It doesn’t matter if you’re a first-time homebuyer or an experienced homebuyer. Homebuyers always have mortgage questions. And there is no mortgage question your mortgage lender hasn’t already heard. So whether those questions make you feel uncomfortable, naïve, or even stupid, ask them. Remember what your dad told you? “There is NO stupid question except for the one you didn’t ask.” Don’t be afraid to ask the awkward questions.
Find a Mortgage Lender Who has Your Best Interest in Mind
I’m all for transparency. But not wanting to ask uncomfortable mortgage questions of a complete stranger or a new acquaintance is quite understandable. I mean, who wants to “lay all their cards out on the table,” with someone they just met?
But you can’t shock a mortgage lender! Remember, they’ve heard it all before. And that means they have the answers to all those awkward mortgage questions, too.
Before we share a few examples of awkward mortgage questions, here is a key piece of advice. Only work with a loan mortgage lender who feels like a friend, someone who truly has your best interest in mind.
Yes, opening up about your personal life and finances is scary. We’re reluctant to reveal what we really care about because it makes us feel exposed and vulnerable. But strong financial relationships are built on trust, emotional trust. Since you need a strong relationship with your loan officer, open up to them with complete honesty. See Vanguard’s 2017 research.

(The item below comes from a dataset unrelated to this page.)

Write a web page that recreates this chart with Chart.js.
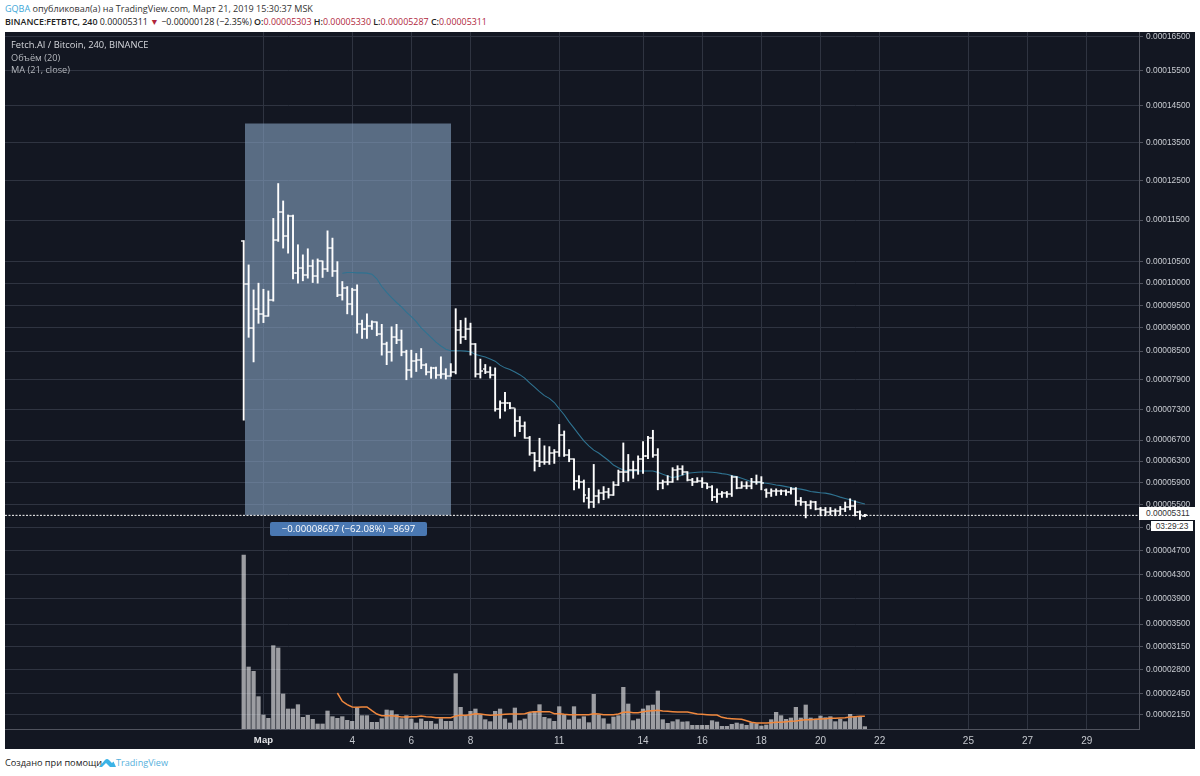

So find and work only with a loan officer who is happy to answer all of your mortgage questions. No matter how trivial your mortgage questions may seem to you, a great loan officer will be glad you asked and will help you make financial decisions you’ll be confident with.
Awkward Mortgage Questions Aren’t as Scary as You Think
1. “Will I lose my deposit, and can I still qualify for a home loan if I lose my job before or during the homebuying process?”
Above all, it’s important to be upfront about everything. If you fail to disclose that you lost your job before closing, you increase your risk of defaulting on your loan and foreclosure.
Verification of employment and income plays a huge part in getting prequalified and approved for a mortgage. Your mortgage lender looks at your debt-to-income ratio, your W2s for the past two years, your credit history, and more.
When someone loses their job before or during the homebuying process, the mortgage lender:
- Recalculates earnings
- Submits a new mortgage application
- Provides new options
Your new financial situation will give you two options to consider.
a. Qualify for a smaller loan and buy a house in that price range
b. Still qualify for the same loan amount if you have more than one job or a low debt-to-income ratio
Homebuying Tip: Show sellers you’re a serious buyer. Get prequalified. Prequalifying before you start house shopping helps you find and get into a home faster.
2. “Can my ex be removed from my mortgage after I get divorced?”
Everything comes into play in divorce – mortgage payments, utility bills, home size, and family living arrangements.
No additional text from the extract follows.